Quand la technique s’emmêle

On l’a déjà dit, et on le redira sans doute : quiconque jugera What Remains of Edith Finch sur des critères graphiques aussi terre-à-terre qu’objectifs passera à côté de l’essence même du jeu. Pourtant, dans un souci d’extrême objectivité et même s’il m’est très difficile de le faire, je me dois de toucher un mot des graphismes : ils sont, au mieux, moyens. Si les quelques trailers que vous avez vu ont titillé votre rétine exsangue, c’est qu’il vous faut certainement des lunettes. Sur PC, le jeu se permet des baisses de framerate outrageuses au vu de sa qualité graphique pour le moins inférieure. Pire encore, sur certaines phases de gameplay, le jeu accumule les défauts techniques : clipping, aliasing et affichage-ing tardif de texture convaincront très vite le joueur que la force pure d’Edith Finch ne repose en aucun cas sur ce qu’on voit. 

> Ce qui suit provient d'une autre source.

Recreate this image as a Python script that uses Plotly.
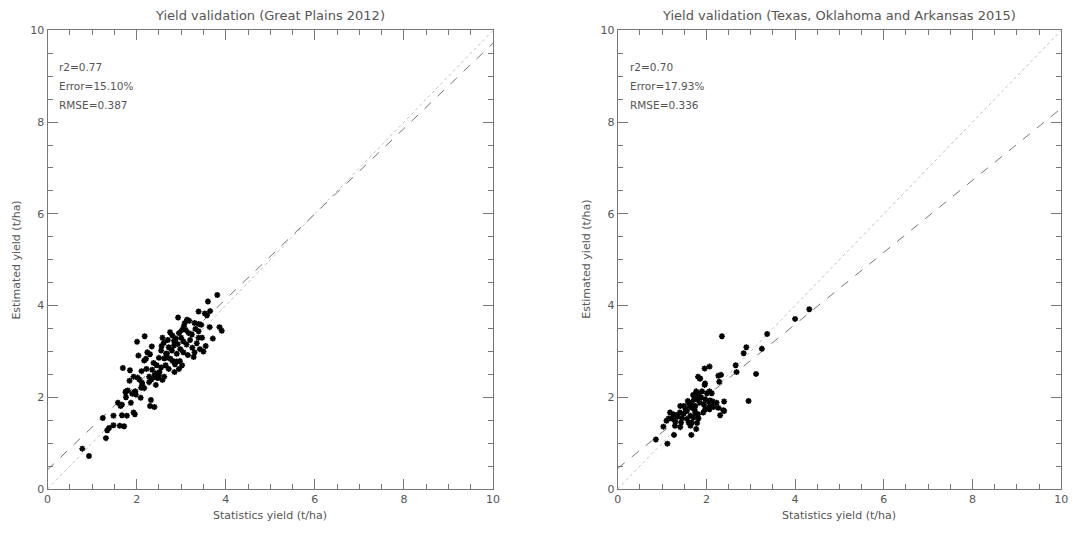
import plotly.graph_objects as go

# ---------------- data ----------------
left_x = [0.78, 0.93, 1.31, 1.34, 1.38, 1.48, 1.62, 1.72, 1.24, 1.48, 1.67, 1.78, 1.93, 1.96,
          1.58, 1.64, 1.67, 1.87, 1.76, 1.76, 2.09, 2.32, 2.30, 2.40, 1.90, 1.97, 1.98, 2.10,
          1.69, 1.85, 2.01, 2.18, 2.34, 2.04, 2.24, 2.30, 2.17, 2.21, 2.11, 1.93, 2.02, 2.06,
          1.84, 1.80, 1.75, 1.95, 2.13, 2.17, 2.28, 2.51, 2.40, 2.44, 2.33, 2.28, 2.43, 2.50,
          2.43, 2.58, 2.50, 2.62, 2.68, 2.76, 2.81, 2.86, 2.95, 2.97, 2.55, 2.66, 2.72, 2.79,
          2.84, 2.92, 2.58, 2.61, 2.84, 2.80, 2.88, 2.95, 3.00, 3.05, 2.75, 2.70, 3.81, 3.60,
          3.39, 3.53, 3.58, 3.65, 2.93, 3.13, 3.08, 3.18, 3.30, 3.39, 3.45, 3.64, 3.86, 3.91,
          3.06, 3.02, 3.10, 3.32, 3.39, 3.71, 3.47, 3.39, 3.24, 3.17, 3.12, 3.20, 3.25, 3.35,
          3.30, 3.42, 3.15, 3.05, 3.50, 3.55, 2.98, 2.90, 2.35, 2.45, 2.55, 2.38, 2.65, 2.72,
          2.85, 2.48, 2.62, 2.68, 2.90, 3.02, 3.28, 2.56, 2.22, 2.12]
left_y = [0.88, 0.72, 1.11, 1.28, 1.33, 1.39, 1.38, 1.37, 1.55, 1.60, 1.61, 1.60, 1.67, 1.63,
          1.88, 1.81, 1.84, 1.88, 2.00, 2.13, 1.99, 1.94, 1.81, 1.79, 2.08, 2.13, 2.06, 2.21,
          2.64, 2.59, 3.21, 3.33, 3.11, 2.91, 2.98, 2.94, 2.80, 2.84, 2.57, 2.45, 2.43, 2.39,
          2.36, 2.15, 2.11, 2.11, 2.27, 2.20, 2.45, 2.55, 2.48, 2.43, 2.39, 2.33, 2.52, 2.48,
          2.27, 2.38, 2.86, 2.85, 2.87, 2.84, 2.79, 2.72, 2.62, 2.79, 3.02, 2.95, 3.09, 3.02,
          3.13, 3.16, 3.30, 3.19, 3.23, 3.35, 3.28, 3.40, 3.30, 3.22, 3.42, 3.25, 4.23, 4.09,
          3.87, 3.83, 3.79, 3.88, 3.74, 3.69, 3.62, 3.67, 3.62, 3.60, 3.58, 3.53, 3.53, 3.45,
          3.55, 3.47, 3.47, 3.49, 3.44, 3.28, 3.30, 3.30, 3.37, 3.40, 3.15, 3.25, 3.08, 3.18,
          2.98, 3.05, 2.92, 2.98, 3.00, 3.12, 3.05, 2.95, 2.60, 2.70, 2.65, 2.75, 2.70, 2.62,
          2.55, 2.42, 2.45, 2.95, 2.78, 2.70, 2.88, 3.12, 2.62, 2.32]

right_x = [0.86, 1.12, 1.03, 1.27, 1.66, 1.10, 1.15, 1.23, 1.30, 1.18, 1.25, 1.32, 1.29, 1.41,
           1.43, 1.40, 1.49, 1.53, 1.41, 1.49, 1.60, 1.62, 1.56, 1.67, 1.73, 1.64, 1.71, 1.75,
           1.81, 1.82, 1.56, 1.60, 1.67, 1.64, 1.77, 1.79, 1.67, 1.75, 1.77, 1.79, 1.82, 1.85,
           1.75, 1.85, 1.97, 1.82, 1.90, 2.01, 2.07, 1.97, 2.05, 2.14, 2.23, 2.05, 1.97, 2.07,
           1.93, 2.40, 2.40, 2.31, 2.27, 2.16, 4.32, 4.00, 3.37, 2.35, 2.90, 3.25, 2.84, 2.66,
           2.68, 3.12, 1.96, 2.07, 2.27, 2.33, 2.29, 1.81, 1.86, 1.96, 2.12, 2.08, 2.12, 2.95,
           2.38, 1.35, 1.45, 1.72, 1.88, 1.58, 1.94, 1.70]
right_y = [1.08, 0.99, 1.36, 1.18, 1.18, 1.49, 1.54, 1.53, 1.47, 1.67, 1.63, 1.61, 1.38, 1.35,
           1.45, 1.67, 1.65, 1.74, 1.81, 1.81, 1.88, 1.81, 1.70, 1.77, 1.74, 1.60, 1.56, 1.67,
           1.63, 1.54, 1.53, 1.45, 1.45, 1.38, 1.31, 1.44, 1.88, 2.02, 2.13, 1.95, 2.02, 1.88,
           1.81, 2.41, 2.30, 2.09, 2.13, 2.09, 2.13, 1.96, 1.91, 1.91, 1.88, 1.79, 1.74, 1.74,
           1.67, 1.91, 1.70, 1.61, 1.77, 1.79, 3.92, 3.71, 3.38, 3.33, 3.09, 3.06, 2.96, 2.70,
           2.55, 2.51, 2.63, 2.67, 2.47, 2.49, 2.34, 2.45, 2.41, 2.27, 2.09, 1.93, 1.81, 1.92,
           1.72, 1.58, 1.55, 1.95, 2.00, 1.92, 1.85, 2.05]

# regression fits (intercept, slope)
left_fit = (0.42, 0.93)
right_fit = (0.45, 0.785)
axis_range = [0, 10]
tick_vals = [0, 2, 4, 6, 8, 10]
tick_text = ["0", "2", "4", "6", "8", "10"]

titles = ["Yield validation (Great Plains 2012)",
          "Yield validation (Texas, Oklahoma and Arkansas 2015)"]
stats = [["r2=0.77", "Error=15.10%", "RMSE=0.387"],
         ["r2=0.70", "Error=17.93%", "RMSE=0.336"]]
xlabel = "Statistics yield (t/ha)"
ylabel = "Estimated yield (t/ha)"

# ---------------- figure ----------------
W, H = 1085, 538
FONT = "DejaVu Sans"
TXT = "#555555"
fig = go.Figure()

panels = [(left_x, left_y, left_fit, "x", "y"),
          (right_x, right_y, right_fit, "x2", "y2")]
for xs, ys, fit, xa, ya in panels:
    # 1:1 line
    fig.add_trace(go.Scatter(x=axis_range, y=axis_range, mode="lines",
                             line=dict(color="#c0c0c0", width=1, dash="dot"),
                             xaxis=xa, yaxis=ya, hoverinfo="skip"))
    # regression line
    fx = axis_range
    fy = [fit[0] + fit[1] * v for v in fx]
    fig.add_trace(go.Scatter(x=fx, y=fy, mode="lines",
                             line=dict(color="#777777", width=1, dash="dash"),
                             xaxis=xa, yaxis=ya, hoverinfo="skip"))
    fig.add_trace(go.Scatter(x=xs, y=ys, mode="markers",
                             marker=dict(symbol="asterisk-open", size=5, color="black",
                                         line=dict(color="black", width=1.6)),
                             xaxis=xa, yaxis=ya))

xdoms = [[44 / W, 494 / W], [620 / W, 1068 / W]]
ydom = [1 - 495 / H, 1 - 25 / H]

def axis_cfg(dom, anchor):
    return dict(domain=dom, anchor=anchor, range=axis_range, tickvals=tick_vals,
                ticktext=tick_text, ticks="inside", ticklen=10, tickwidth=1,
                tickcolor="#777777", showline=True, linecolor="#777777", linewidth=1,
                mirror="ticks", showgrid=False, zeroline=False,
                tickfont=dict(family=FONT, size=11, color=TXT),
                minor=dict(dtick=0.5, ticks="inside", ticklen=5, tickcolor="#777777",
                           showgrid=False))

fig.update_layout(
    width=W, height=H, margin=dict(l=0, r=0, t=0, b=0),
    paper_bgcolor="white", plot_bgcolor="white", showlegend=False,
    xaxis=axis_cfg(xdoms[0], "y"), yaxis=axis_cfg(ydom, "x"),
    xaxis2=axis_cfg(xdoms[1], "y2"), yaxis2=axis_cfg(ydom, "x2"),
)

ann = []
for i, dom in enumerate(xdoms):
    cx = (dom[0] + dom[1]) / 2
    ann.append(dict(text=titles[i], x=cx, y=1 - 10 / H, xref="paper", yref="paper",
                    showarrow=False, font=dict(family=FONT, size=13, color=TXT),
                    xanchor="center", yanchor="middle"))
    ann.append(dict(text=xlabel, x=cx, y=1 - 522 / H, xref="paper", yref="paper",
                    showarrow=False, font=dict(family=FONT, size=11, color=TXT),
                    xanchor="center", yanchor="middle"))
    yx = 13 / W if i == 0 else 589 / W
    ann.append(dict(text=ylabel, x=yx, y=(ydom[0] + ydom[1]) / 2, xref="paper",
                    yref="paper", showarrow=False, textangle=-90,
                    font=dict(family=FONT, size=11, color=TXT),
                    xanchor="center", yanchor="middle"))
    sx = (dom[0] * W + 10) / W
    for j, s in enumerate(stats[i]):
        ann.append(dict(text=s, x=sx, y=1 - (63 + 19 * j) / H, xref="paper",
                        yref="paper", showarrow=False, xanchor="left", yanchor="middle",
                        font=dict(family=FONT, size=10.5, color=TXT)))
fig.update_layout(annotations=ann)

fig.write_html("out.html")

Quant au gameplay, pas de surprise là non plus. Le jeu propose pourtant des phases variées, allant d’un FPS très modeste en cel-shading, à des phases de jeu et de gameplay type aventure beaucoup plus classiques et beaucoup moins entêtantes. Mais l’extrême variété des phases de gameplay, et son aspect somme toute sympathique ne parvient pas à faire oublier la maniabilité cauchemardesque de certains jeux avec le tandem clavier / souris. Steam recommande chaudement d’y jouer à la manette, je ne peux que corroborer l’analyse de la plateforme de Valve : certaines phases de jeux, si jouées au clavier, vous feront sauter au plafond de rage et de frustration. La faute notamment à une caméra fixe pas toujours très inspirée et surtout a une certaine rigidité des personnages qui fait que le joueur a plus l’impression de manier un airbus A380 de 120 tonnes que des personnages minces et filiformes de 40 kilos. En un mot comme en cent : si vous jouez sur PC, privilégiez le jeu à la manette.  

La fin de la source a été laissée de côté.